DOUALA, CAMEROON — Mohamed Ahmed Falata, 34, runs a technology startup that provides entertainment to passengers on community buses. He created the company, Viva.cm, in 2015 and now partners with two transportation agencies, but getting people to invest in Cameroon startups like his is tough.
“Companies are not always open to new ideas,” Falata says. “They are always waiting for someone to start first, and when they become mainstream, that is when everyone wants to jump onboard.”
It took Falata more than a year to secure the startup’s first client, the V.I.P. service of Musango Bus Service. That achievement came after a long process of testing the product on the company’s buses, negotiating a price and setting up the service.
Then came the three-month internet shutdown by the government earlier this year in the English-speaking North West and South West regions of Cameroon, after violence erupted between government forces and protesters in these provinces. The demonstrations challenged the majority government’s policy of assigning French-speaking judges and teachers to Anglophone-area courts and schools. (See the GPJ article here.)
To continue operations during the shutdown, Falata’s team, like many of the other tech entrepreneurs in Buea in the South West Region, temporarily relocated to Douala, several hours away, in the French-speaking part of the country. The shutdown greatly affected the business, since Viva.cm could no longer package digital banners, posters and trailers meant to introduce visitors to the site’s content, because the buses running in the area of the shutdown could not receive internet.
To support the industry, Cameroon’s Ministry of Posts and Telecommunications is planning a series of meetings in all 10 of the nation’s regions, to bring startup companies and investors together. The first two meetings were held in the French-speaking portion of the country – in Yaoundé in February, and in Douala in April.
“All youths with projects that already exist or that only exist in their heads can come to the Globe-trotter that will go through all the regions,” says Kevin Elom, an official from the Ministry of Posts and Telecommunication for the Littoral region.
Several entrepreneurs, however, say the tech community is skeptical of a government that would shut off the internet in part of the country, and they are seeking a more conducive market beyond Cameroon. Some are finding investment from neighboring Nigeria.
Getting funds has not been a problem for Teche Tah, founder of Cranium Inc., a Cameroon company that runs skolaly.com, an open source platform enabling free scholarship searches for international students. However, he says, it is a challenge for most of his tech colleagues to obtain funding, especially from investors in Cameroon.
“The investment pool is slow,” says Tah. “Most of the startups I know that have gotten any investment at all have not been from Cameroon.”
Tah’s company was one of the 2016 winners of the Tony Elumelu Foundation Entrepreneurship Program in Abuja, Nigeria, named after an economist and banker. Tah acquired startup money and mentorship from the foundation that helped him equip an office, advertise and market.
For the 2017 round of the program, Tah acknowledges, technology startups from the English-speaking part of Cameroon were at a disadvantage, because during the internet shutdown they had to travel from Buea to Douala just to apply.

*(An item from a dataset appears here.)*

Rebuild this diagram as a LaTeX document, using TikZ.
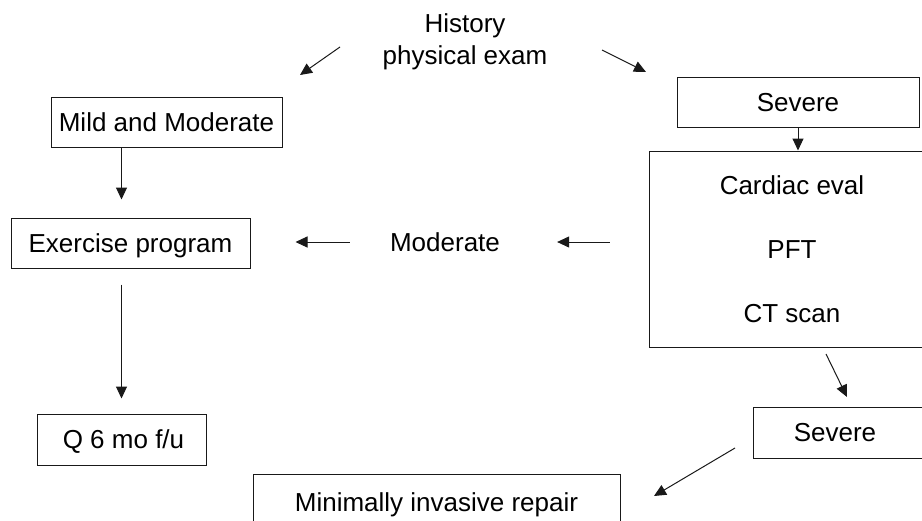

And Cameroon’s tech startups have had another recurrent problem. “Even before the internet shutdown, internet in Cameroon has not been stable,” says Tah. “The speed is not as good, it goes off a lot, and, being tech startups, those are the kind of things we really depend on.”
He’s doubtful that many technology startups would consider government help. “There is a general sense of distrust right now towards the government,” he says.
Falata says he used the shutdown period, which lasted from Jan. 17 to April 20, to focus on seeking investment, and he won a place in an accelerator program in Nigeria called Ventures Platform, which provides a 16-week mentorship and seed money for “innovative companies solving real problems across the African continent” that are “hungry goal getters with a deep desire to win.”
Falata regrets that most investors are not ready to risk funding a young, unestablished startup. “They want you to have already solved all the problems, figured everything out, but it’s very difficult to do that when you don’t have the revenue for that,” he says.
Falata equally says he won’t depend on government assistance to build his company.
“I am not really looking for anything from the government, because you count on the government, and everything takes too long,” he says.
Falata is not sure about his business prospects in Cameroon.
“I am thinking we’ll just get up and move out to a much bigger and welcoming market,” he says. “I think there are more opportunities in the rest of the continent.”